§ Written instruction
Repeat only what lies from the line with "Give me the matplotlib source for this chart." to the line with "tri_up_open_y = [2965, 3860, 3580, 4370]", those two lines included, exactly as it stands; omit any images.

§ Input data
------------
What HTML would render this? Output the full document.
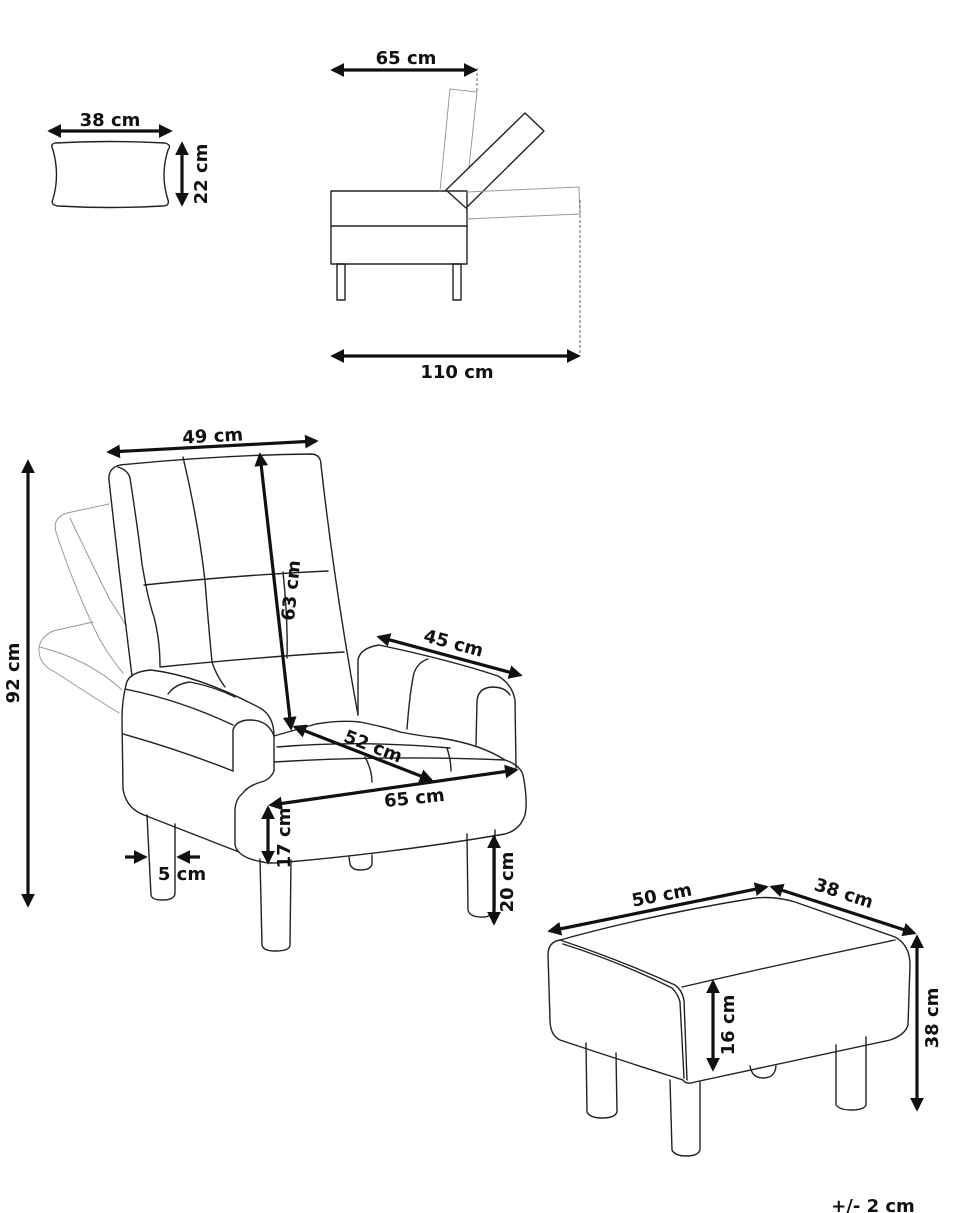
<!DOCTYPE html>
<html><head><meta charset="utf-8"><style>
html,body{margin:0;padding:0;background:#fff}
svg{display:block}
text{font-family:"DejaVu Sans","Liberation Sans",sans-serif;font-weight:bold;font-size:18px;fill:#111}
.l{fill:none;stroke:#222;stroke-width:1.4;stroke-linejoin:round;stroke-linecap:round}
.g{fill:none;stroke:#999;stroke-width:1;stroke-linecap:round}
.a{stroke:#111;stroke-width:3.2;fill:none}
</style></head><body>
<svg width="970" height="1213" viewBox="0 0 970 1213" xmlns="http://www.w3.org/2000/svg">
<defs>
<marker id="m" viewBox="0 0 10 10" refX="8" refY="5" markerWidth="4.3" markerHeight="4.3" orient="auto-start-reverse"><path d="M0,0 L10,5 L0,10 z" fill="#111"/></marker>
</defs>

<!-- pillow -->
<path class="l" d="M55,143 Q110,140 165,143 Q172,145 168,150 Q160,175 168,200 Q170,206 162,206 Q110,209 58,206 Q50,205 53,199 Q60,175 53,150 Q50,144 55,143 Z"/>
<line class="a" x1="50" y1="131" x2="170" y2="131" marker-start="url(#m)" marker-end="url(#m)"/>
<text x="110" y="126" text-anchor="middle">38 cm</text>
<line class="a" x1="182" y1="144" x2="182" y2="204" marker-start="url(#m)" marker-end="url(#m)"/>
<text transform="translate(207,174) rotate(-90)" text-anchor="middle">22 cm</text>

<!-- side view -->
<rect class="l" x="331" y="191" width="136" height="73"/>
<line class="l" x1="331" y1="226" x2="467" y2="226"/>
<rect class="l" x="337" y="264" width="8" height="36"/>
<rect class="l" x="453" y="264" width="8" height="36"/>
<path class="g" d="M440,191 L450,89 L477,92 L469,167"/>
<path class="l" d="M446,190 L525,113 L544,131 L466,208 Z"/>
<path class="g" d="M467,192 L579,187 L580,214 L467,219"/>
<line x1="477" y1="68" x2="477" y2="92" stroke="#666" stroke-dasharray="3,2"/>
<line x1="580" y1="200" x2="580" y2="356" stroke="#666" stroke-dasharray="3,2"/>
<line class="a" x1="333" y1="70" x2="475" y2="70" marker-start="url(#m)" marker-end="url(#m)"/>
<text x="406" y="64" text-anchor="middle">65 cm</text>
<line class="a" x1="333" y1="356" x2="578" y2="356" marker-start="url(#m)" marker-end="url(#m)"/>
<text x="457" y="378" text-anchor="middle">110 cm</text>

<!-- chair ghost -->
<path class="g" d="M109,504 L67,513 Q52,518 56,532 Q75,590 100,640 Q112,660 123,673"/>
<path class="g" d="M70,518 Q90,560 110,600 Q120,615 125,624"/>
<path class="g" d="M93,622 L53,631 Q38,638 39,652 Q40,665 55,672 Q90,695 119,713"/>
<path class="g" d="M40,647 Q90,660 122,690"/>

<!-- back -->
<path class="l" d="M132,676 Q120,580 109,480 Q108,468 120,465 Q220,455 312,454 Q321,455 321,465 Q335,590 358,715"/>
<path class="l" d="M118,467 Q128,470 130,478 Q138,530 142,564 Q148,600 154,617 Q160,640 160,666"/>
<path class="l" d="M144,585 Q240,575 328,571"/>
<path class="l" d="M160,667 Q260,657 344,652"/>
<path class="l" d="M183,457 Q198,520 205,581 Q208,620 212,662 Q216,675 225,687"/>
<path class="l" d="M283,572 Q288,620 287,658"/>

<!-- left arm -->
<path class="l" d="M126,685 Q128,672 151,670 Q200,676 260,708 Q274,716 274,736"/>
<path class="l" d="M126,685 Q122,700 122,720 L123,789 Q126,808 144,815 L239,852"/>
<path class="l" d="M125,689 Q180,700 233,725"/>
<path class="l" d="M123,734 Q180,750 233,771"/>
<path class="l" d="M168,694 Q175,684 190,682 Q215,687 235,697"/>
<path class="l" d="M233,771 L233,730 Q236,720 250,720 Q268,720 274,736 L274,771 Q270,780 261,782 Q248,786 243,793 Q234,800 235,815 L235,845 Q238,858 263,862"/>

<!-- seat -->
<path class="l" d="M274,762 Q390,755 505,760 Q520,765 523,775 Q528,800 525,815 Q520,830 505,834 Q400,852 288,862 Q268,864 263,862"/>
<path class="l" d="M274,736 Q295,730 316,724 Q340,720 360,722 Q385,727 400,732 Q420,736 440,738 Q480,744 505,760"/>
<path class="l" d="M277,747 Q360,740 450,748"/>
<path class="l" d="M365,757 Q372,770 372,782"/>
<path class="l" d="M447,748 Q451,760 451,771"/>

<!-- right arm -->
<path class="l" d="M358,715 L358,660 Q360,648 379,645 Q450,660 498,676 Q512,684 515,700 L516,768"/>
<path class="l" d="M407,729 Q410,690 414,673 Q418,662 428,659"/>
<path class="l" d="M476,745 L477,701 Q478,688 492,687 Q505,687 510,695"/>

<!-- legs -->
<path class="l" d="M147,815 L151,895 Q152,900 162,900 Q175,900 175,893 L175,824"/>
<path class="l" d="M260,859 L262,945 Q263,951 275,951 Q290,951 290,945 L291,860"/>
<path class="l" d="M467,834 L468,910 Q470,918 485,917 Q495,915 495,908 L495,830"/>
<path class="l" d="M349,857 L350,864 Q352,870 360,870 Q371,870 372,864 L372,855"/>

<!-- chair dims -->
<line class="a" x1="109" y1="452" x2="316" y2="441" marker-start="url(#m)" marker-end="url(#m)"/>
<text transform="translate(213,442) rotate(-3)" text-anchor="middle">49 cm</text>
<line class="a" x1="28" y1="462" x2="28" y2="905" marker-start="url(#m)" marker-end="url(#m)"/>
<text transform="translate(19,673) rotate(-90)" text-anchor="middle">92 cm</text>
<line class="a" x1="260" y1="455" x2="291" y2="728" marker-start="url(#m)" marker-end="url(#m)"/>
<text transform="translate(297,591) rotate(-84)" text-anchor="middle">63 cm</text>
<line class="a" x1="379" y1="637" x2="520" y2="675" marker-start="url(#m)" marker-end="url(#m)"/>
<text transform="translate(452,649) rotate(15)" text-anchor="middle">45 cm</text>
<line class="a" x1="295" y1="727" x2="431" y2="780" marker-start="url(#m)" marker-end="url(#m)"/>
<text transform="translate(371,752) rotate(21)" text-anchor="middle">52 cm</text>
<line class="a" x1="271" y1="805" x2="516" y2="770" marker-start="url(#m)" marker-end="url(#m)"/>
<text transform="translate(415,804) rotate(-6)" text-anchor="middle">65 cm</text>
<line class="a" x1="268" y1="808" x2="268" y2="862" marker-start="url(#m)" marker-end="url(#m)"/>
<text transform="translate(290,838) rotate(-90)" text-anchor="middle">17 cm</text>
<line class="a" x1="494" y1="837" x2="494" y2="923" marker-start="url(#m)" marker-end="url(#m)"/>
<text transform="translate(513,882) rotate(-90)" text-anchor="middle">20 cm</text>
<line class="a" x1="125" y1="857" x2="145" y2="857" marker-end="url(#m)"/>
<line class="a" x1="200" y1="857" x2="179" y2="857" marker-end="url(#m)"/>
<text x="182" y="880" text-anchor="middle">5 cm</text>

<!-- ottoman -->
<path class="l" d="M560,940 Q650,915 755,898 Q775,896 795,902 L895,937 Q910,945 910,965 L908,1025 Q905,1035 890,1040 L695,1082 Q686,1085 683,1080 Q620,1060 560,1040 Q550,1035 550,1020 L548,955 Q548,942 560,940 Z"/>
<path class="l" d="M560,940 Q620,960 675,985 Q682,990 684,1000 L687,1080"/>
<path class="l" d="M563,944 Q620,962 672,988 Q678,994 680,1002 L684,1078"/>
<path class="l" d="M682,987 Q790,962 895,940"/>
<path class="l" d="M586,1043 L587,1112 Q590,1118 602,1118 Q615,1118 617,1112 L616,1053"/>
<path class="l" d="M670,1080 L672,1150 Q675,1156 686,1156 Q698,1156 700,1150 L700,1082"/>
<path class="l" d="M836,1045 L836,1105 Q840,1110 851,1110 Q864,1110 866,1105 L866,1037"/>
<path class="l" d="M750,1066 Q752,1078 763,1078 Q775,1078 776,1066"/>
<line class="a" x1="550" y1="931" x2="766" y2="887" marker-start="url(#m)" marker-end="url(#m)"/>
<text transform="translate(663,901) rotate(-11)" text-anchor="middle">50 cm</text>
<line class="a" x1="772" y1="887" x2="914" y2="933" marker-start="url(#m)" marker-end="url(#m)"/>
<text transform="translate(842,899) rotate(18)" text-anchor="middle">38 cm</text>
<line class="a" x1="917" y1="937" x2="917" y2="1109" marker-start="url(#m)" marker-end="url(#m)"/>
<text transform="translate(938,1018) rotate(-90)" text-anchor="middle">38 cm</text>
<line class="a" x1="713" y1="982" x2="713" y2="1069" marker-start="url(#m)" marker-end="url(#m)"/>
<text transform="translate(734,1025) rotate(-90)" text-anchor="middle">16 cm</text>

<text x="873" y="1212" text-anchor="middle">+/- 2 cm</text>
</svg>
</body></html>
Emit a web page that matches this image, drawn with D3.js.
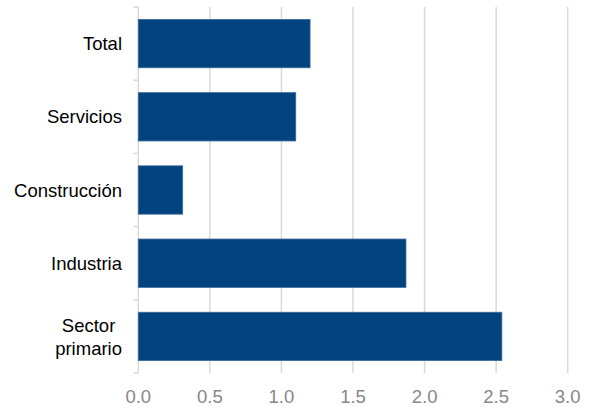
<!DOCTYPE html>
<html>
<head>
<meta charset="utf-8">
<script src="https://cdn.jsdelivr.net/npm/d3@7"></script>
<style>
  html, body { margin: 0; padding: 0; background: #fff; }
  svg { display: block; font-family: "Liberation Sans", Arial, sans-serif; }
</style>
</head>
<body>
<svg id="chart" width="596" height="407"></svg>
<script>
// Sectors, top to bottom
const categories = ["Total", "Servicios", "Construcción", "Industria", "Sector primario"];
const values = [1.2, 1.1, 0.31, 1.87, 2.54];
const tickValues = [0, 0.5, 1, 1.5, 2, 2.5, 3];
const tickLabels = ["0.0", "0.5", "1.0", "1.5", "2.0", "2.5", "3.0"];
const multiLine = { "Sector primario": ["Sector", "primario"] };

const svg = d3.select("#chart");
const plotLeft = 138.3, plotRight = 567.7, plotTop = 7, plotBottom = 373;

const x = d3.scaleLinear().domain([0, 3]).range([plotLeft, plotRight]);
const y = d3.scaleBand().domain(categories).range([plotTop, plotBottom]).paddingInner(0.34).paddingOuter(0.17);

// vertical gridlines
svg.append("g").selectAll("line")
  .data(tickValues.slice(1))
  .join("line")
  .attr("x1", d => x(d)).attr("x2", d => x(d))
  .attr("y1", plotTop).attr("y2", plotBottom)
  .attr("stroke", "#d9d9d9").attr("stroke-width", 1.5);

// category axis line with ticks at band boundaries
const step = (plotBottom - plotTop) / categories.length;
const axisG = svg.append("g").attr("stroke", "#d9d9d9").attr("stroke-width", 1.5);
axisG.append("line").attr("x1", plotLeft).attr("x2", plotLeft).attr("y1", plotTop).attr("y2", plotBottom);
axisG.selectAll("line.tk")
  .data(d3.range(categories.length + 1))
  .join("line").attr("class", "tk")
  .attr("x1", plotLeft - 5).attr("x2", plotLeft)
  .attr("y1", i => plotTop + i * step).attr("y2", i => plotTop + i * step);

// bars
svg.append("g").selectAll("rect")
  .data(categories)
  .join("rect")
  .attr("x", x(0))
  .attr("y", d => y(d))
  .attr("width", (d, i) => x(values[i]) - x(0))
  .attr("height", y.bandwidth())
  .attr("fill", "#00437f")
  .attr("stroke", "#3a6899").attr("stroke-width", 0.8);

// category labels
const labelRight = 122;
const lab = svg.append("g").attr("font-size", 18.5).attr("fill", "#000");
categories.forEach(c => {
  const cy = y(c) + y.bandwidth() / 2;
  const lines = multiLine[c] || [c];
  const lh = 23;
  const t = lab.append("text");
  lines.forEach(l => t.append("tspan").text(l));
  const spans = t.selectAll("tspan").nodes();
  const maxW = d3.max(spans, s => s.getComputedTextLength());
  const cx = labelRight - maxW / 2;
  t.attr("text-anchor", "middle");
  spans.forEach((s, i) => {
    d3.select(s).attr("x", cx)
      .attr("y", cy + (i - (lines.length - 1) / 2) * lh)
      .attr("dy", "0.36em");
  });
});

// value axis labels
svg.append("g").attr("font-size", 18.5).attr("fill", "#878787").attr("text-anchor", "middle")
  .selectAll("text")
  .data(tickValues)
  .join("text")
  .attr("x", d => x(d))
  .attr("y", 403)
  .text((d, i) => tickLabels[i]);
</script>
</body>
</html>
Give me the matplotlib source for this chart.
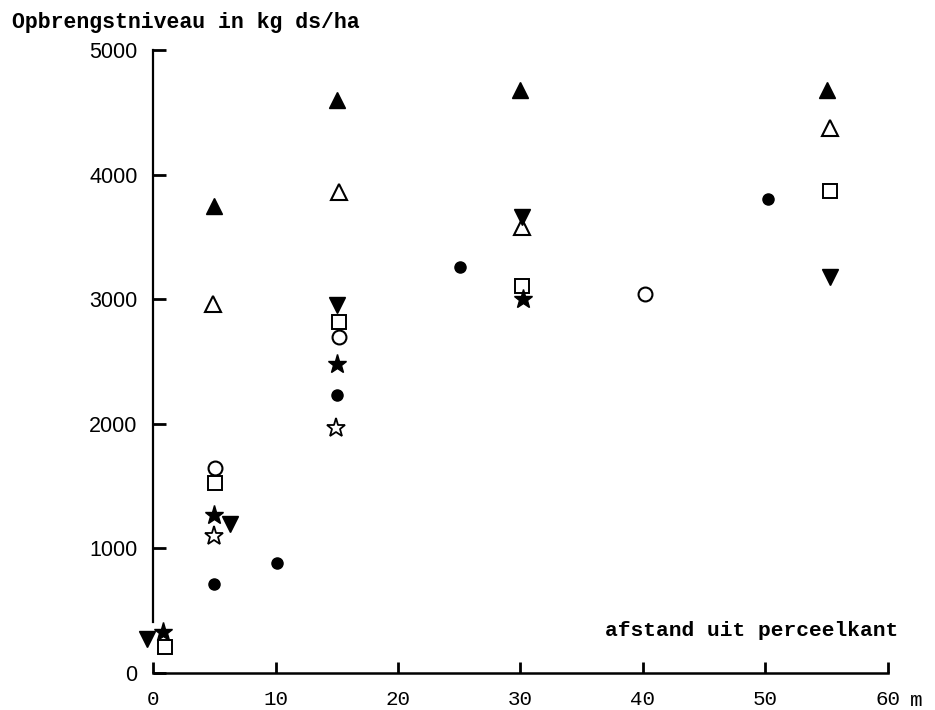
import matplotlib.pyplot as plt

# afstand uit perceelkant (m) en opbrengst (kg ds/ha) per symbool
tri_up_x = [5, 15, 30, 55]
tri_up_y = [3750, 4600, 4680, 4680]

tri_up_open_x = [4.9, 15.2, 30.1, 55.3]
tri_up_open_y = [2965, 3860, 3580, 4370]

tri_down_x = [-0.5, 6.3, 15, 30.1, 55.3]
tri_down_y = [270, 1195, 2950, 3660, 3175]

square_x = [1.0, 5.1, 15.2, 30.1, 55.3]
square_y = [206, 1521, 2815, 3105, 3865]

circle_open_x = [5.1, 15.2, 40.2]
circle_open_y = [1642, 2700, 3040]

star_x = [0.8, 5.0, 15.0, 30.2]
star_y = [330, 1264, 2476, 3000]

dot_x = [5.0, 10.1, 15.0, 25.1, 50.2]
dot_y = [718, 879, 2234, 3258, 3806]

star_open_x = [5.0, 14.9]
star_open_y = [1096, 1968]

x_ticks = [0, 10, 20, 30, 40, 50, 60]
y_ticks = [0, 1000, 2000, 3000, 4000, 5000]

fig = plt.figure(figsize=(9.35, 7.1), dpi=100)
ax = fig.add_axes([0.144, 0.0521, 0.845, 0.9127])

ax.plot(tri_up_x, tri_up_y, '^', color='black', ms=12, ls='none')
ax.plot(tri_up_open_x, tri_up_open_y, '^', mfc='white', mec='black', mew=1.5, ms=11, ls='none')
ax.plot(tri_down_x, tri_down_y, 'v', color='black', ms=12, ls='none')
ax.plot(square_x, square_y, 's', mfc='white', mec='black', mew=1.4, ms=9.5, ls='none')
ax.plot(circle_open_x, circle_open_y, 'o', mfc='white', mec='black', mew=1.5, ms=10, ls='none')
ax.plot(star_x, star_y, '*', color='black', ms=14, ls='none')
ax.plot(dot_x, dot_y, 'o', color='black', ms=8, ls='none')
ax.plot(star_open_x, star_open_y, '*', mfc='white', mec='black', mew=1.3, ms=14, ls='none')

ax.set_xlim(-1.5, 63)
ax.set_ylim(0, 5200)

for s in ['top', 'right']:
    ax.spines[s].set_visible(False)
ax.spines['left'].set_position(('data', 0))
ax.spines['bottom'].set_position(('data', 0))
ax.spines['left'].set_bounds(406, 5000)
ax.spines['bottom'].set_bounds(0, 60)
ax.spines['left'].set_linewidth(1.6)
ax.spines['bottom'].set_linewidth(1.8)

ax.set_xticks(x_ticks)
ax.set_yticks(y_ticks)
ax.set_xticklabels([str(t) for t in x_ticks], family='Liberation Mono', fontsize=15)
ax.set_yticklabels([str(t) for t in y_ticks], family='Liberation Sans', fontsize=15.5)
ax.tick_params(axis='x', direction='in', length=8, width=2, pad=12)
ax.tick_params(axis='y', direction='in', length=9, width=2, pad=11)

ax.annotate('m', xy=(60, 0), xytext=(16, -13), textcoords='offset points',
            ha='left', va='top', family='Liberation Mono', fontsize=15)

fig.text(0.013, 0.969, 'Opbrengstniveau in kg ds/ha', family='Liberation Mono',
         fontsize=15.5, fontweight='bold', ha='left', va='center')
ax.text(60.8, 340, 'afstand uit perceelkant', family='Liberation Mono',
        fontsize=15.3, fontweight='bold', ha='right', va='center')

plt.savefig('out.png', dpi=100, facecolor='white')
------------
§ Output for this task
Give me the matplotlib source for this chart.
import matplotlib.pyplot as plt

# afstand uit perceelkant (m) en opbrengst (kg ds/ha) per symbool
tri_up_x = [5, 15, 30, 55]
tri_up_y = [3750, 4600, 4680, 4680]

tri_up_open_x = [4.9, 15.2, 30.1, 55.3]
tri_up_open_y = [2965, 3860, 3580, 4370]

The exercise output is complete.